Task instructions:
Repeat only what lies from the line with "Emit a Python" to the line with "y_ticks = [0, 20, 40, 60, 80, 100, 120, 140]", those two lines included, exactly as it stands; omit any images.

Provided data:
-- Begin --

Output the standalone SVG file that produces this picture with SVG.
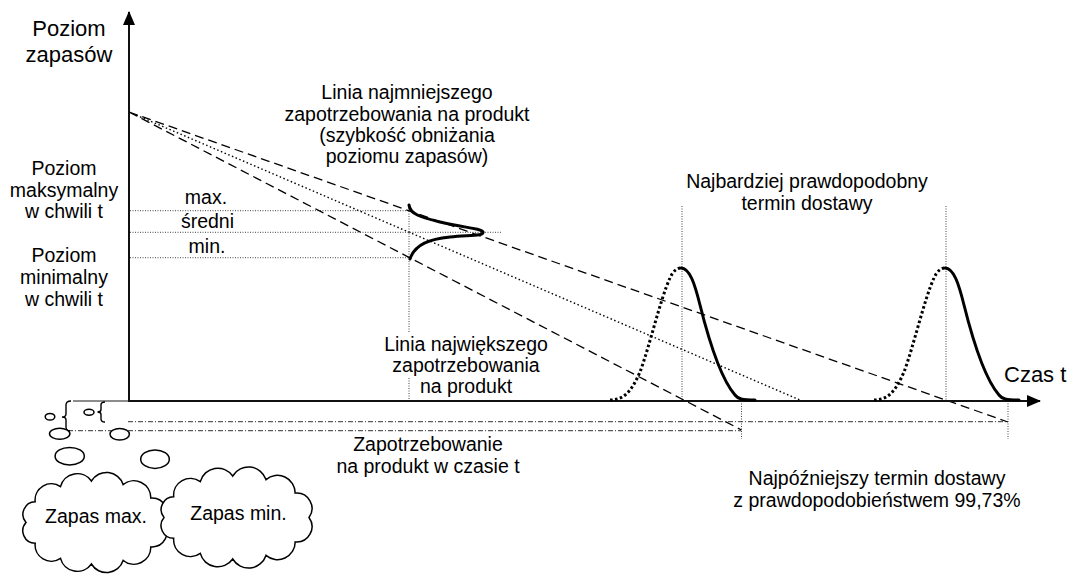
<svg xmlns="http://www.w3.org/2000/svg" xmlns:xlink="http://www.w3.org/1999/xlink" width="1072" height="574" viewBox="0 0 1072 574">
  <style>
    text { font-family: "Liberation Sans", Arial, sans-serif; font-size: 19.5px; fill: #000; }
    .mid { text-anchor: middle; }
    .big { font-size: 22px; }
    .axis { stroke: #111; stroke-width: 2; fill: none; }
    .dash { stroke: #000; stroke-width: 1.3; stroke-dasharray: 9 5; fill: none; }
    .dot { stroke: #000; stroke-width: 1.4; stroke-dasharray: 1.5 2.5; fill: none; }
    .guide { stroke: #444; stroke-width: 1; stroke-dasharray: 1 1.5; fill: none; }
    .dashdot { stroke: #333; stroke-width: 1; stroke-dasharray: 5 2 1 2; fill: none; }
    .curve { stroke: #000; stroke-width: 3; fill: none; stroke-linecap: round; }
    .curve-dot { stroke: #000; stroke-width: 3; stroke-dasharray: 2.6 2.4; fill: none; }
    .cloud { stroke: #000; stroke-width: 1.5; fill: #fff; }
    .thin { stroke: #000; stroke-width: 1.4; fill: none; }
  </style>
  <defs>
    <marker id="arrow" viewBox="0 0 14 12" refX="13" refY="6" markerWidth="14" markerHeight="12" markerUnits="userSpaceOnUse" orient="auto">
      <path d="M0,0 L14,6 L0,12 Z" fill="#000"/>
    </marker>
    <!-- delivery-time distribution: dotted rising side, solid falling side -->
    <g id="delivery-peak">
      <path class="curve-dot" d="M610,400 C625,400 632,390 640,372 C650,345 660,300 670,278 C673,271 677,268 681,268"/>
      <path class="curve" d="M681,268 C690,268 695,285 700,305 C710,345 722,380 735,395 C738,399 742,400 755,400"/>
    </g>
  </defs>

  <rect width="1072" height="574" fill="#fff"/>

  <g id="connectors">
    <!-- guide lines -->
    <line class="guide" x1="130" y1="210.7" x2="409" y2="210.7"/>
    <line class="guide" x1="130" y1="232.3" x2="502" y2="232.3"/>
    <line class="guide" x1="130" y1="257.7" x2="409" y2="257.7"/>
    <line class="guide" x1="409" y1="206" x2="409" y2="333"/>
    <line class="guide" x1="409" y1="378" x2="409" y2="401"/>
    <line class="guide" x1="682" y1="206" x2="682" y2="401"/>
    <line class="guide" x1="946" y1="206" x2="946" y2="401"/>
    <line class="guide" x1="741.5" y1="401" x2="741.5" y2="439"/>
    <line class="guide" x1="1008" y1="401" x2="1008" y2="439"/>

    <!-- demand lines from initial stock level -->
    <line class="dash" x1="129" y1="112" x2="1008" y2="422"/>
    <line class="dot" x1="129" y1="112" x2="800" y2="400"/>
    <line class="dash" x1="129" y1="112" x2="741.5" y2="430"/>

    <!-- stock ranges -->
    <line class="dashdot" x1="128" y1="421.7" x2="1008" y2="421.7"/>
    <line class="dashdot" x1="68" y1="430.7" x2="741" y2="430.7"/>

    <!-- axes -->
    <line stroke="#666" stroke-width="1.5" x1="73" y1="401" x2="129" y2="401"/>
    <line class="axis" x1="128" y1="401" x2="1040" y2="401" marker-end="url(#arrow)"/>
    <line class="axis" x1="129" y1="401" x2="129" y2="12" marker-end="url(#arrow)"/>

    <!-- braces -->
    <path class="thin" d="M71,401 Q66,401 66,405 L66,414 Q66,417 62,417 Q66,417 66,420 L66,427 Q66,431 70,431"/>
    <path class="thin" d="M105,402 Q101,402 101,405 L101,409.5 Q101,412 97.5,412 Q101,412 101,414.5 L101,419 Q101,422 105,422"/>
  </g>

  <g id="demand-distribution">
    <path class="curve" d="M409,205 C410,214 420,217 440,222 C465,228 480,228 483,232 C484,236 470,235 450,237 C430,239 415,244 410,259"/>
  </g>

  <g id="delivery-1">
    <use xlink:href="#delivery-peak"/>
  </g>
  <g id="delivery-2">
    <use xlink:href="#delivery-peak" transform="translate(264,0)"/>
  </g>

  <!-- thought bubbles -->
  <g id="bubbles">
    <ellipse class="cloud" cx="50" cy="416.7" rx="4.8" ry="3.3"/>
    <ellipse class="cloud" cx="89" cy="412.3" rx="5" ry="3"/>
    <ellipse class="cloud" cx="59.7" cy="433.8" rx="10.2" ry="5.5"/>
    <ellipse class="cloud" cx="119.7" cy="434.2" rx="9.7" ry="5.8"/>
    <ellipse class="cloud" cx="69.7" cy="456.2" rx="14.6" ry="8.8"/>
    <ellipse class="cloud" cx="155" cy="459.2" rx="14.3" ry="9.2"/>
  </g>

  <g id="cloud-max">
    <path class="cloud" d="M164,522.5 A15.2,15.2 0 0 1 150.8,546.9 A17,17 0 0 1 123.1,560.4 A17.5,17.5 0 0 1 91.4,564 A17.3,17.3 0 0 1 60.5,558.4 A16.2,16.2 0 0 1 35.2,543.3 A12.5,12.5 0 0 1 26,522.5 A12.5,12.5 0 0 1 35.2,501.8 A16.2,16.2 0 0 1 60.5,486.6 A17.3,17.3 0 0 1 91.4,481 A17.5,17.5 0 0 1 123.1,484.6 A17,17 0 0 1 150.8,498.1 A15.2,15.2 0 0 1 164,522.5 Z"/>
    <text class="mid" x="96" y="523">Zapas max.</text>
  </g>

  <g id="cloud-min">
    <path class="cloud" d="M309,517.5 A15.4,15.4 0 0 1 295.2,541.9 A17.7,17.7 0 0 1 266,555.4 A18.4,18.4 0 0 1 232.7,559 A18.1,18.1 0 0 1 200.3,553.4 A16.8,16.8 0 0 1 173.7,538.3 A12.7,12.7 0 0 1 164,517.5 A12.7,12.7 0 0 1 173.7,496.8 A16.8,16.8 0 0 1 200.3,481.6 A18.1,18.1 0 0 1 232.7,476 A18.4,18.4 0 0 1 266,479.6 A17.7,17.7 0 0 1 295.2,493.1 A15.4,15.4 0 0 1 309,517.5 Z"/>
    <text class="mid" x="238.5" y="520">Zapas min.</text>
  </g>

  <g id="label-stock-level">
    <text class="mid big" x="69" y="36">Poziom</text>
    <text class="mid big" x="69" y="62">zapasów</text>
  </g>
  <g id="label-time">
    <text class="big" x="1004" y="382">Czas t</text>
  </g>
  <g id="label-min-demand-line">
    <text class="mid" x="407" y="99">Linia najmniejszego</text>
    <text class="mid" x="407" y="120.5">zapotrzebowania na produkt</text>
    <text class="mid" x="407" y="142">(szybkość obniżania</text>
    <text class="mid" x="407" y="163">poziomu zapasów)</text>
  </g>
  <g id="label-max-level">
    <text class="mid" x="64" y="175">Poziom</text>
    <text class="mid" x="64" y="196.5">maksymalny</text>
    <text class="mid" x="64" y="218">w chwili t</text>
  </g>
  <g id="label-min-level">
    <text class="mid" x="64" y="262">Poziom</text>
    <text class="mid" x="64" y="284">minimalny</text>
    <text class="mid" x="64" y="306">w chwili t</text>
  </g>
  <g id="label-range">
    <text class="mid" x="206" y="204">max.</text>
    <text class="mid" x="207.5" y="228">średni</text>
    <text class="mid" x="207" y="252.5">min.</text>
  </g>
  <g id="label-most-likely">
    <text class="mid" x="807" y="188">Najbardziej prawdopodobny</text>
    <text class="mid" x="807" y="210">termin dostawy</text>
  </g>
  <g id="label-max-demand-line">
    <text class="mid" x="466" y="350.5">Linia największego</text>
    <text class="mid" x="466" y="371.5">zapotrzebowania</text>
    <text class="mid" x="466" y="393">na produkt</text>
  </g>
  <g id="label-demand">
    <text class="mid" x="428" y="451">Zapotrzebowanie</text>
    <text class="mid" x="428" y="473">na produkt w czasie t</text>
  </g>
  <g id="label-latest">
    <text class="mid" x="877" y="485">Najpóźniejszy termin dostawy</text>
    <text class="mid" x="877" y="507">z prawdopodobieństwem 99,73%</text>
  </g>
</svg>
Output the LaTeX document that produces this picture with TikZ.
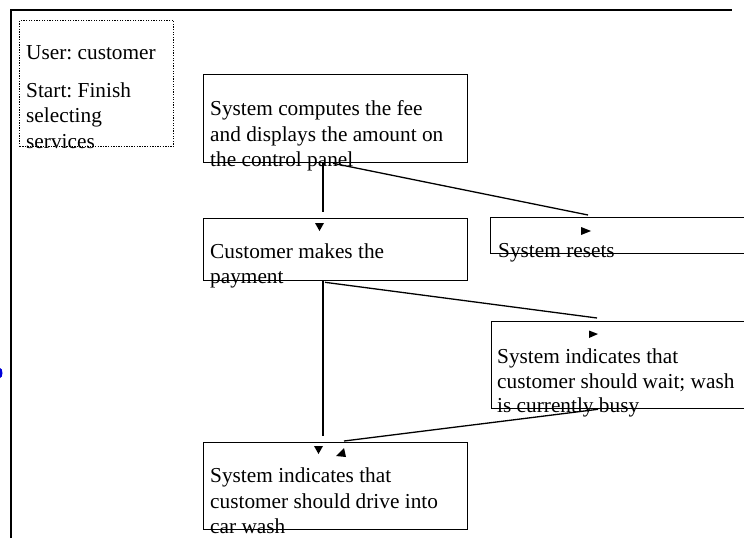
\documentclass[tikz,border=0pt]{standalone}
\usepackage{fontspec}
\setmainfont{Liberation Serif}
\frenchspacing
\begin{document}
\frenchspacing
\begin{tikzpicture}[x=1pt,y=-1pt,
  box/.style={draw,line width=1.3pt,inner sep=0pt,anchor=north west},
  dotbox/.style={draw,line width=1.3pt,dash pattern=on 1.3pt off 1.3pt,inner sep=0pt,anchor=north west},
  txt/.style={anchor=base west,inner sep=0pt,font=\fontsize{21.3}{25.5}\selectfont},
  conn/.style={line width=1.3pt},
  head/.style={fill=black}]
\useasboundingbox (0,0) rectangle (744,538);
\fill[white] (0,0) rectangle (744,538);
% outer frame
\draw[line width=1.8pt] (11,538) -- (11,10) -- (732,10);
\fill[blue!85!black] (0,373) ellipse (2.5 and 5);
% boxes
\node[dotbox,minimum width=154pt,minimum height=126pt] (d) at (19,20) {};
\node[box,minimum width=264pt,minimum height=88pt] (b1) at (203,74) {};
\node[box,minimum width=264pt,minimum height=62pt] (b2) at (203,218) {};
\node[box,minimum width=270pt,minimum height=36pt] (b3) at (490,217) {};
\node[box,minimum width=270pt,minimum height=87pt] (b4) at (491,321) {};
\node[box,minimum width=264pt,minimum height=87pt] (b5) at (203,442) {};
% texts
\node[txt] (d1) at (26,59) {User: customer};
\node[txt] (d2) at (26,97) {Start: Finish};
\node[txt] (d3) at (26,122) {selecting};
\node[txt] (d4) at (26,148) {services};
\node[txt] (t11) at (210,115) {System computes the fee};
\node[txt] (t12) at (210,141) {and displays the amount on};
\node[txt] (t13) at (210,166) {the control panel};
\node[txt] (t21) at (210,258) {Customer makes the};
\node[txt] (t22) at (210,283) {payment};
\node[txt] (t31) at (498,257) {System resets};
\node[txt] (t41) at (497,363) {System indicates that};
\node[txt] (t42) at (497,388) {customer should wait; wash};
\node[txt] (t43) at (497,412) {is currently busy};
\node[txt] (t51) at (210,482) {System indicates that};
\node[txt] (t52) at (210,508) {customer should drive into};
\node[txt] (t53) at (210,533) {car wash};
% connectors
\draw[conn] ([xshift=120pt]b1.south west) -- ([xshift=120pt,yshift=6pt]b2.north west);
\draw[conn] ([xshift=130pt]b1.south west) -- ([xshift=98pt,yshift=2pt]b3.north west);
\draw[conn] ([xshift=120pt]b2.south west) -- ([xshift=120pt,yshift=6pt]b5.north west);
\draw[conn] ([xshift=122pt,yshift=-1pt]b2.south west) -- ([xshift=106pt,yshift=3pt]b4.north west);
\draw[conn] ([xshift=107pt]b4.south west) -- ([xshift=141pt,yshift=1pt]b5.north west);
% arrowheads
\fill[head] (315,223) -- (324,223) -- (319.5,231) -- cycle;
\fill[head] (581,227) -- (581,235) -- (591,231) -- cycle;
\fill[head] (589,330.5) -- (589,338) -- (598,334) -- cycle;
\fill[head] (314,446) -- (323,446) -- (318.5,454) -- cycle;
\fill[head] (336,456) -- (344,448) -- (346,457) -- cycle;
\end{tikzpicture}
\end{document}
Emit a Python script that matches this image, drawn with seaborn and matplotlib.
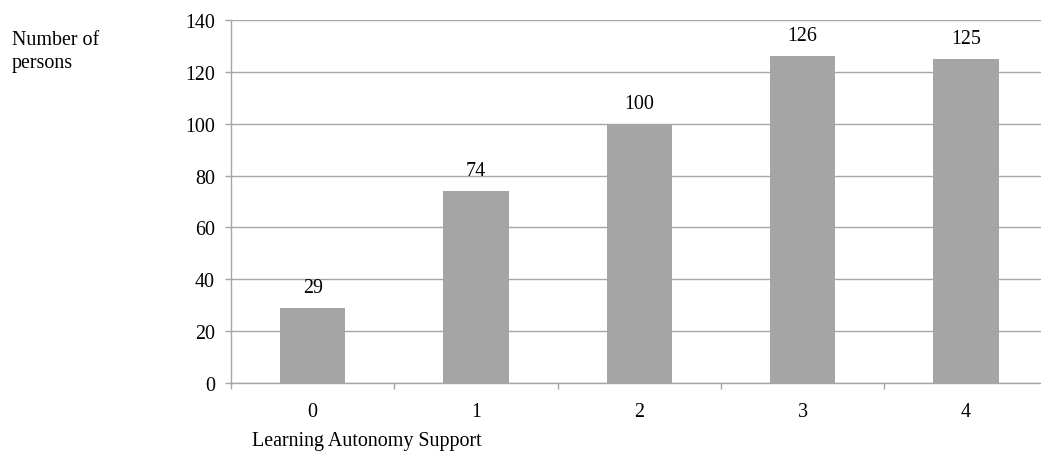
import matplotlib
matplotlib.use("Agg")
import matplotlib.pyplot as plt
import seaborn as sns
import pandas as pd
import numpy as np

categories = ["0", "1", "2", "3", "4"]
counts = [29, 74, 100, 126, 125]
y_ticks = [0, 20, 40, 60, 80, 100, 120, 140]

sns.set_theme(style="white")
plt.rcParams["font.family"] = ["Liberation Serif", "DejaVu Serif"]

FS = 14.4

fig = plt.figure(figsize=(10.41, 4.52), dpi=100)
ax = fig.add_axes([231 / 1041, 68 / 452, 816.5 / 1041, 363 / 452])

df = pd.DataFrame({"level": categories, "persons": counts})
sns.barplot(data=df, x="level", y="persons", color="#a5a5a5", saturation=1,
            width=0.4, ax=ax, zorder=3, linewidth=0)

grid_col = "#a6a6a6"
ax.set_ylim(0, 140)
ax.set_xlim(-0.5, len(categories) - 0.5)
ax.set_yticks(y_ticks)
ax.set_yticklabels([str(t) for t in y_ticks])
ax.yaxis.grid(True, color=grid_col, linewidth=1.0, zorder=0)
ax.xaxis.grid(False)

for side in ["top", "right"]:
    ax.spines[side].set_visible(False)
for side in ["left", "bottom"]:
    ax.spines[side].set_color(grid_col)
    ax.spines[side].set_linewidth(1.0)

ax.tick_params(axis="y", which="major", left=True, length=4.5, width=1,
               color=grid_col, pad=7, labelsize=FS, labelcolor="black")
ax.tick_params(axis="x", which="major", bottom=False, length=0, pad=14,
               labelsize=FS, labelcolor="black")
ax.set_xticks(np.arange(-0.5, len(categories) - 0.5, 1.0), minor=True)
ax.tick_params(axis="x", which="minor", bottom=True, length=4.5, width=1,
               color=grid_col)

ax.set_xlabel("")
ax.set_ylabel("")

for cont in ax.containers:
    ax.bar_label(cont, labels=[str(v) for v in counts], padding=8,
                 fontsize=FS, color="black")

fig.text(12 / 1041, 1 - 31 / 452, "Number of\npersons", ha="left", va="top",
         fontsize=FS, color="black", linespacing=1.3)
fig.text(252 / 1041, 6 / 452, "Learning Autonomy Support", ha="left",
         va="baseline", fontsize=FS, color="black")

fig.savefig("out.png", dpi=100)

-- End --

Task response:
Emit a Python script that matches this image, drawn with seaborn and matplotlib.
import matplotlib
matplotlib.use("Agg")
import matplotlib.pyplot as plt
import seaborn as sns
import pandas as pd
import numpy as np

categories = ["0", "1", "2", "3", "4"]
counts = [29, 74, 100, 126, 125]
y_ticks = [0, 20, 40, 60, 80, 100, 120, 140]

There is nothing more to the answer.